48. THE DEPUTY JUDGE: It is a day to a day and a half, is it not?

49. MR PHILLPOT: I think that is right, my Lord. I think being realistic, I think a day to a day and a half is right.

50. THE DEPUTY JUDGE: That is my view. My associate is busy trying to find out by modern technology what is available, but, effectively, the time-frame that I have set would lead to a date not earlier than October, would it not?

51. MR PHILLPOT: If that is right, my Lord.

52. THE DEPUTY JUDGE: I think logically that is right, is it not? Because 6 weeks plus 3 weeks, if they have the temerity to go to the Court of Appeal in relation to the points refused, that might delay matters a little more, but that should still have been able to be dealt with pretty speedily I would have thought.

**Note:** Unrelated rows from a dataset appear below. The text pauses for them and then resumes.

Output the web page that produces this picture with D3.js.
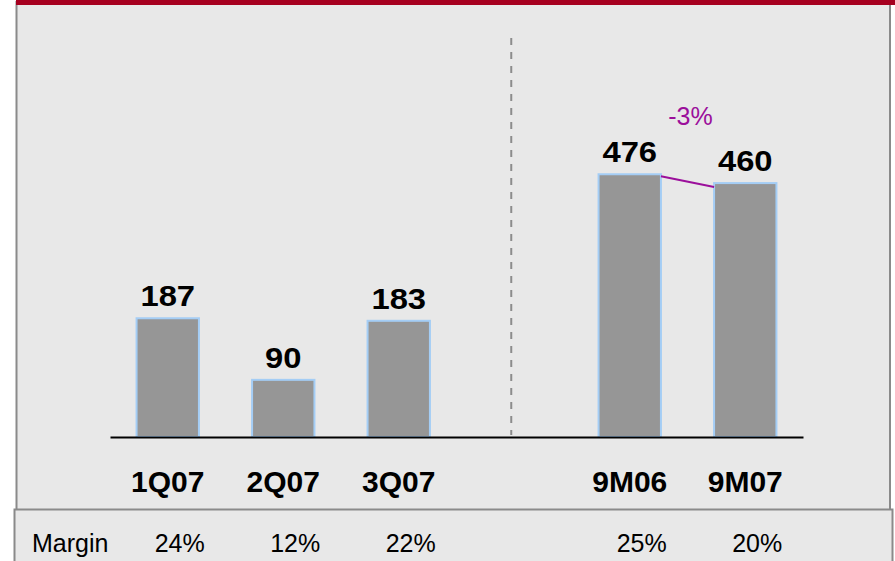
<!DOCTYPE html>
<html>
<head>
<meta charset="utf-8">
<script src="https://cdn.jsdelivr.net/npm/d3@7"></script>
<style>
  body { margin: 0; background: #fff; }
  svg { display: block; font-family: "Liberation Sans", Arial, sans-serif; }
</style>
</head>
<body>
<div id="chart"></div>
<script>

// quarterly figures (left group) and nine-month figures (right group)
const quarters = ['1Q07', '2Q07', '3Q07']
const quarterValues = [187, 90, 183]
const periods = ['9M06', '9M07']
const periodValues = [476, 460]
const margins = ['24%', '12%', '22%', '25%', '20%']
const changeLabel = '-3%'
const marginLabel = 'Margin'

const width = 895
const height = 561
const baseY = 437

const svg = d3.select('#chart').append('svg')
  .attr('width', width)
  .attr('height', height)

// panel + table box
svg.append('rect')
  .attr('x', 16.5).attr('y', 2)
  .attr('width', 873.5).attr('height', 508)
  .attr('fill', '#e8e8e8')
  .attr('stroke', '#8a8a8a')
  .attr('stroke-width', 2)

svg.append('rect')
  .attr('x', 14.5).attr('y', 509.5)
  .attr('width', 878).attr('height', 70)
  .attr('fill', '#e8e8e8')
  .attr('stroke', '#8a8a8a')
  .attr('stroke-width', 2)

svg.append('rect')
  .attr('x', 16).attr('y', 0)
  .attr('width', width - 16).attr('height', 5)
  .attr('fill', '#a6001f')

// one band per column, with an empty slot for the divider
const domain = [...quarters, 'gap', ...periods]
const x = d3.scaleBand()
  .domain(domain)
  .range([110, 803])
  .paddingInner(0.46)
  .paddingOuter(0.23)

// the two groups are drawn on separate scales
const yLeft = d3.scaleLinear().domain([0, 200]).range([baseY, 310])
const yRight = d3.scaleLinear().domain([0, 500]).range([baseY, 161])

const bars = [
  ...quarters.map((c, i) => ({ cat: c, value: quarterValues[i], y: yLeft })),
  ...periods.map((c, i) => ({ cat: c, value: periodValues[i], y: yRight }))
]

const bw = x.bandwidth()
const cx = c => x(c) + bw / 2

// divider
svg.append('line')
  .attr('x1', cx('gap') - 3).attr('x2', cx('gap') - 3)
  .attr('y1', 38).attr('y2', baseY - 2)
  .attr('stroke', '#8c8c8c')
  .attr('stroke-width', 2)
  .attr('stroke-dasharray', '7,7')

svg.append('g').selectAll('rect')
  .data(bars)
  .join('rect')
  .attr('x', d => x(d.cat))
  .attr('y', d => d.y(d.value))
  .attr('width', bw)
  .attr('height', d => baseY - d.y(d.value))
  .attr('fill', '#969696')
  .attr('stroke', '#a4cdf5')
  .attr('stroke-width', 2)

// value labels are a bit wider than plain Arial bold in the original
svg.append('g').selectAll('text')
  .data(bars)
  .join('text')
  .attr('transform', d => `translate(${ cx(d.cat) }, ${ d.y(d.value) - 12 }) scale(1.13, 1)`)
  .attr('text-anchor', 'middle')
  .attr('font-size', 29)
  .attr('font-weight', 'bold')
  .attr('fill', '#000')
  .text(d => d.value)

// x axis
const axis = svg.append('g')
  .attr('class', 'axis x-axis')
  .attr('transform', `translate(0, ${ baseY })`)
  .call(d3.axisBottom(x).tickSize(0).tickSizeOuter(0).tickPadding(34))

axis.select('.domain')
  .attr('stroke', '#000')
  .attr('stroke-width', 2)

axis.selectAll('.tick')
  .filter(d => d === 'gap')
  .remove()

axis.selectAll('.tick text')
  .attr('font-family', '"Liberation Sans", Arial, sans-serif')
  .attr('font-size', 30)
  .attr('font-weight', 'bold')
  .attr('fill', '#000')

// change between the nine-month bars
const a = bars[3]
const b = bars[4]
svg.append('line')
  .attr('x1', x(a.cat) + bw).attr('y1', a.y(a.value) + 2)
  .attr('x2', x(b.cat)).attr('y2', b.y(b.value) + 4)
  .attr('stroke', '#9b0f9b')
  .attr('stroke-width', 2)

svg.append('text')
  .attr('x', (cx(a.cat) + cx(b.cat)) / 2 + 3)
  .attr('y', a.y(a.value) - 49)
  .attr('text-anchor', 'middle')
  .attr('font-size', 25)
  .attr('fill', '#9b0f9b')
  .text(changeLabel)

// margin row
const row = svg.append('g')
  .attr('font-family', '"Liberation Sans", Arial, sans-serif')
  .attr('font-size', 25)
  .attr('fill', '#000')

row.append('text')
  .attr('x', 32).attr('y', 552)
  .text(marginLabel)

row.selectAll('.m')
  .data(bars)
  .join('text')
  .attr('class', 'm')
  .attr('x', d => cx(d.cat) + 12)
  .attr('y', 552)
  .attr('text-anchor', 'middle')
  .text((d, i) => margins[i])

</script>
</body>
</html>
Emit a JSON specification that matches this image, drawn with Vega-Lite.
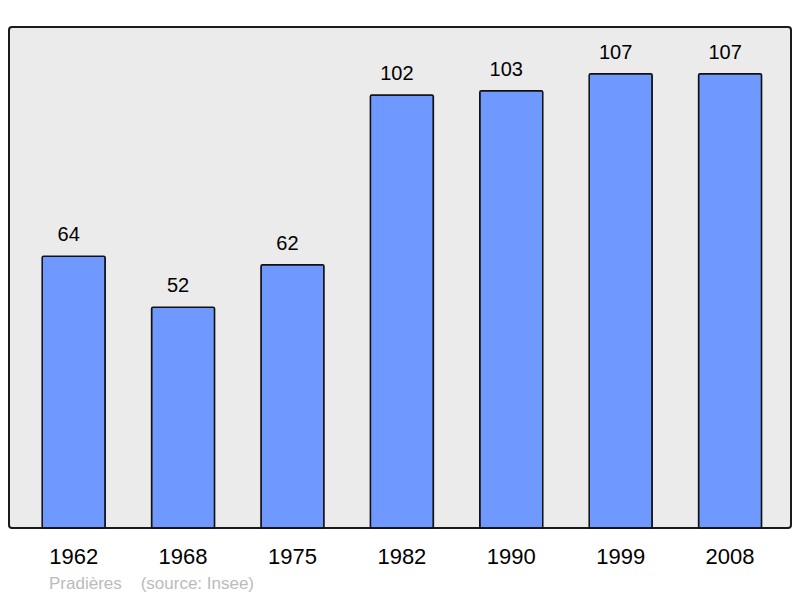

So I would have thought we are looking at October probably.

53. MR PHILLPOT: October is perfectly acceptable from our point of view in terms of the opportunity of having material reflection of what has been said, my Lord.

54. THE DEPUTY JUDGE: Can anybody tell me the first day of Michaelmas term?

55. MR PHILLPOT: Not off the top of my head I am afraid, my Lord.

56. MR THOMANN: I am afraid I only have up to 2002 in this.

57. THE DEPUTY JUDGE: I will simply say, somebody else can find it out, and will direct that it is listed for the first day in October, which is the first day of term.

58. MR THOMANN: Thank you, my Lord. There is one additional matter, that is I have been instructed to ask, for safety's sake, for Community Legal Aid assessment at this stage. It probably will not be carried out in practice, but just so that we have the order.

59. THE DEPUTY JUDGE: Why should you need that? In other words, if the case folds for some reason and it does not need to come back to court?

60. MR THOMANN: Yes.

61. THE DEPUTY JUDGE: Yes, that would seem to me to be a sensible course.

62. MR THOMANN: Thank you very much.

63. THE DEPUTY JUDGE: Did you ask for leave to go to the Court of Appeal in relation to grounds 4, 5 and 6 or not?

64. MR THOMANN: I do it formally.

65. THE DEPUTY JUDGE: You did? Well, I formally refuse it.

66. MR THOMANN: Thank you very much.

67. THE DEPUTY JUDGE: Thank you all very much.